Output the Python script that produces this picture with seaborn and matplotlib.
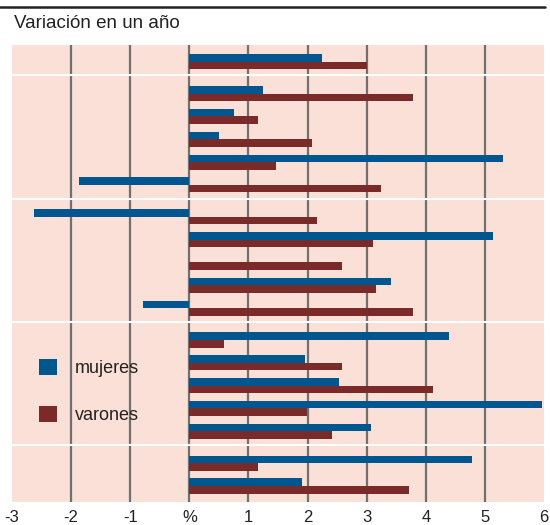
import numpy as np
import pandas as pd
import matplotlib
matplotlib.use("Agg")
import matplotlib.pyplot as plt
import seaborn as sns

# variación en un año (%), una fila por categoría, de arriba abajo
mujeres = [2.25, 1.25, 0.76, 0.50, 5.30, -1.87, -2.62, 5.13, np.nan, 3.42,
           -0.79, 4.40, 1.96, 2.54, 5.96, 3.08, 4.79, 1.91]
varones = [3.00, 3.79, 1.16, 2.08, 1.47, 3.25, 2.16, 3.11, 2.59, 3.16,
           3.79, 0.59, 2.59, 4.13, 1.99, 2.42, 1.16, 3.71]
grupo = [0, 1, 1, 1, 1, 1, 2, 2, 2, 2, 2, 3, 3, 3, 3, 3, 4, 4]

ticks = [-3, -2, -1, 0, 1, 2, 3, 4, 5, 6]
tick_labels = ["-3", "-2", "-1", "%", "1", "2", "3", "4", "5", "6"]

AZUL = "#00568f"
GRANATE = "#7b2a2a"
FONDO = "#fae0d6"

gap = 0.4
pos = [i + gap * g for i, g in enumerate(grupo)]

df = pd.DataFrame({
    "pos": pos * 2,
    "valor": mujeres + varones,
    "sexo": ["mujeres"] * len(mujeres) + ["varones"] * len(varones),
}).dropna()

sns.set_theme(style="white")
plt.rcParams["font.family"] = ["Liberation Sans", "DejaVu Sans"]

fig = plt.figure(figsize=(5.5, 5.25), dpi=100)
ax = fig.add_axes([12 / 550, 1 - 502 / 525, 532 / 550, 457 / 525])
ax.set_facecolor(FONDO)

for t in ticks[1:-1]:
    ax.axvline(t, color="#707070", lw=1.6, zorder=0.5)

sns.barplot(data=df, x="valor", y="pos", hue="sexo", orient="y",
            native_scale=True, width=0.66, hue_order=["mujeres", "varones"],
            palette=[AZUL, GRANATE], saturation=1, errorbar=None,
            linewidth=0, ax=ax)

# separadores entre grupos
for k in range(1, len(grupo)):
    if grupo[k] != grupo[k - 1]:
        ax.axhline((pos[k] + pos[k - 1]) / 2 - 0.1, color="white", lw=1.5, zorder=3)

ax.set_xlim(-3, 6)
ax.set_ylim(pos[-1] + 0.70, pos[0] - 0.73)
ax.set_xticks(ticks)
ax.set_xticklabels(tick_labels, fontsize=12, color="#222222")
ax.set_yticks([])
ax.tick_params(axis="x", length=0, pad=6)
ax.set_xlabel("")
ax.set_ylabel("")
for s in ax.spines.values():
    s.set_visible(False)

handles, labels = ax.get_legend_handles_labels()
ax.legend(handles, labels, loc="upper left", bbox_to_anchor=(0.051, 0.313),
          frameon=False, fontsize=13, handlelength=1.0, handleheight=0.95,
          handletextpad=1.0, labelspacing=1.62, borderpad=0, borderaxespad=0,
          labelcolor="#222222")

fig.add_artist(plt.Line2D([0, 545 / 550], [1 - 7 / 525] * 2, color="#222222", lw=1.8))
fig.text(14 / 550, 1 - 24 / 525, "Variación en un año", fontsize=13.5,
         va="center", ha="left", color="#222222")

fig.savefig("out.png", dpi=100)
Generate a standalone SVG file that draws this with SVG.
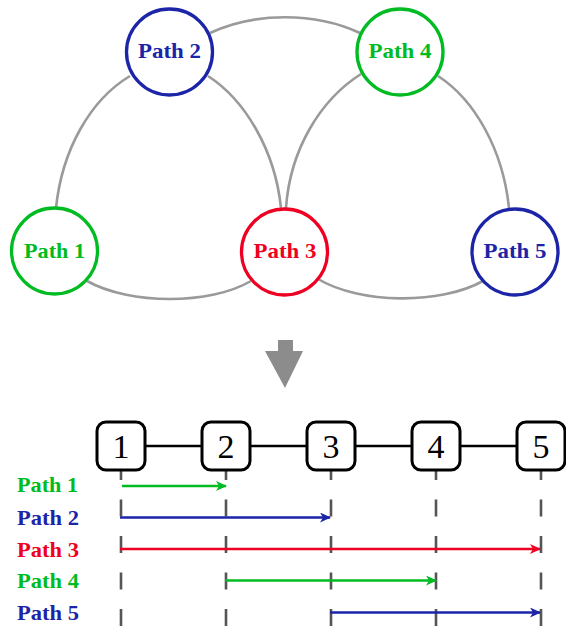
<svg xmlns="http://www.w3.org/2000/svg" width="566" height="627" viewBox="0 0 566 627">
<style>
.edge{fill:none;stroke:#9a9a9a;stroke-width:2.6}
.node circle{fill:#fff;stroke-width:3.3}
.nl{font-family:"Liberation Serif","DejaVu Serif",serif;font-weight:bold;font-size:21px;text-anchor:middle}
.lbl{font-family:"Liberation Serif","DejaVu Serif",serif;font-weight:bold;font-size:21px}
.box rect{fill:#fff;stroke:#000;stroke-width:3}
.num{font-family:"Liberation Serif","DejaVu Serif",serif;font-size:34px;text-anchor:middle}
.dash{stroke:#555;stroke-width:2.6;stroke-dasharray:17 19.5}
.arr{stroke-width:2.6;fill:none}
</style>
<defs>
<marker id="mg" markerWidth="12" markerHeight="10" refX="10" refY="5" orient="auto" markerUnits="userSpaceOnUse"><path d="M0,0 L11,5 L0,10 L3,5 Z" fill="#00bb22"/></marker>
<marker id="mb" markerWidth="12" markerHeight="10" refX="10" refY="5" orient="auto" markerUnits="userSpaceOnUse"><path d="M0,0 L11,5 L0,10 L3,5 Z" fill="#1c24a8"/></marker>
<marker id="mr" markerWidth="12" markerHeight="10" refX="10" refY="5" orient="auto" markerUnits="userSpaceOnUse"><path d="M0,0 L11,5 L0,10 L3,5 Z" fill="#ee0022"/></marker>
</defs>
<g id="connectors">
<path class="edge" d="M56,208 C62,150 90,100 130,76"/>
<path class="edge" d="M208,76 C245,100 275,150 281,208"/>
<path class="edge" d="M210,33 C255,12 315,12 360,33"/>
<path class="edge" d="M286,208 C290,150 320,100 361,74"/>
<path class="edge" d="M438,76 C475,100 503,150 509,208"/>
<path class="edge" d="M87,281 C130,305 210,305 251,281"/>
<path class="edge" d="M318,279 C360,304 440,305 483,281"/>
</g>
<g id="node-path1" class="node"><circle cx="54.5" cy="251" r="43" stroke="#00bb22"/><text class="nl" x="54.5" y="258" fill="#00bb22" textLength="61" lengthAdjust="spacingAndGlyphs">Path 1</text></g>
<g id="node-path2" class="node"><circle cx="169.5" cy="52" r="43" stroke="#1c24a8"/><text class="nl" x="169.5" y="58" fill="#1c24a8" textLength="63" lengthAdjust="spacingAndGlyphs">Path 2</text></g>
<g id="node-path3" class="node"><circle cx="284.5" cy="252" r="43" stroke="#ee0022"/><text class="nl" x="285" y="258" fill="#ee0022" textLength="63" lengthAdjust="spacingAndGlyphs">Path 3</text></g>
<g id="node-path4" class="node"><circle cx="400" cy="52" r="43" stroke="#00bb22"/><text class="nl" x="400" y="58" fill="#00bb22" textLength="63" lengthAdjust="spacingAndGlyphs">Path 4</text></g>
<g id="node-path5" class="node"><circle cx="515" cy="252" r="43" stroke="#1c24a8"/><text class="nl" x="515" y="258" fill="#1c24a8" textLength="63" lengthAdjust="spacingAndGlyphs">Path 5</text></g>
<g id="down-arrow"><path d="M278,340 H293 V351 H303 L285,388 L265,351 H278 Z" fill="#8c8c8c"/></g>
<g id="timeline">
<line x1="121" y1="446" x2="540" y2="446" stroke="#000" stroke-width="2.6"/>
<line class="dash" x1="121" y1="463" x2="121" y2="627"/>
<line class="dash" x1="226" y1="463" x2="226" y2="627"/>
<line class="dash" x1="331" y1="463" x2="331" y2="627"/>
<line class="dash" x1="436" y1="463" x2="436" y2="627"/>
<line class="dash" x1="541" y1="463" x2="541" y2="627"/>
</g>
<g id="box1" class="box"><rect x="97" y="422" width="48" height="48" rx="9"/><text class="num" x="121" y="458">1</text></g>
<g id="box2" class="box"><rect x="202" y="422" width="48" height="48" rx="9"/><text class="num" x="226" y="458">2</text></g>
<g id="box3" class="box"><rect x="307" y="422" width="48" height="48" rx="9"/><text class="num" x="331" y="458">3</text></g>
<g id="box4" class="box"><rect x="412" y="422" width="48" height="48" rx="9"/><text class="num" x="436" y="458">4</text></g>
<g id="box5" class="box"><rect x="517" y="422" width="48" height="48" rx="9"/><text class="num" x="541" y="458">5</text></g>
<g id="path-arrows">
<line class="arr" stroke="#00bb22" x1="122" y1="486" x2="226" y2="486" marker-end="url(#mg)"/>
<line class="arr" stroke="#1c24a8" x1="120" y1="517.5" x2="330" y2="517.5" marker-end="url(#mb)"/>
<line class="arr" stroke="#ee0022" x1="120" y1="549" x2="540" y2="549" marker-end="url(#mr)"/>
<line class="arr" stroke="#00bb22" x1="225" y1="580.5" x2="436" y2="580.5" marker-end="url(#mg)"/>
<line class="arr" stroke="#1c24a8" x1="330" y1="612.5" x2="540" y2="612.5" marker-end="url(#mb)"/>
</g>
<g id="labels">
<text class="lbl" x="17" y="492" fill="#00bb22" textLength="61" lengthAdjust="spacingAndGlyphs">Path 1</text>
<text class="lbl" x="17" y="524.5" fill="#1c24a8" textLength="62" lengthAdjust="spacingAndGlyphs">Path 2</text>
<text class="lbl" x="17" y="556.5" fill="#ee0022" textLength="62" lengthAdjust="spacingAndGlyphs">Path 3</text>
<text class="lbl" x="17" y="588" fill="#00bb22" textLength="62" lengthAdjust="spacingAndGlyphs">Path 4</text>
<text class="lbl" x="17" y="619.5" fill="#1c24a8" textLength="62" lengthAdjust="spacingAndGlyphs">Path 5</text>
</g>
</svg>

────────────────────────────────────────

_Your goal:_ Above are lines of data; state how many of them contain the word "this", with no other output.

_Correct answer:_ 2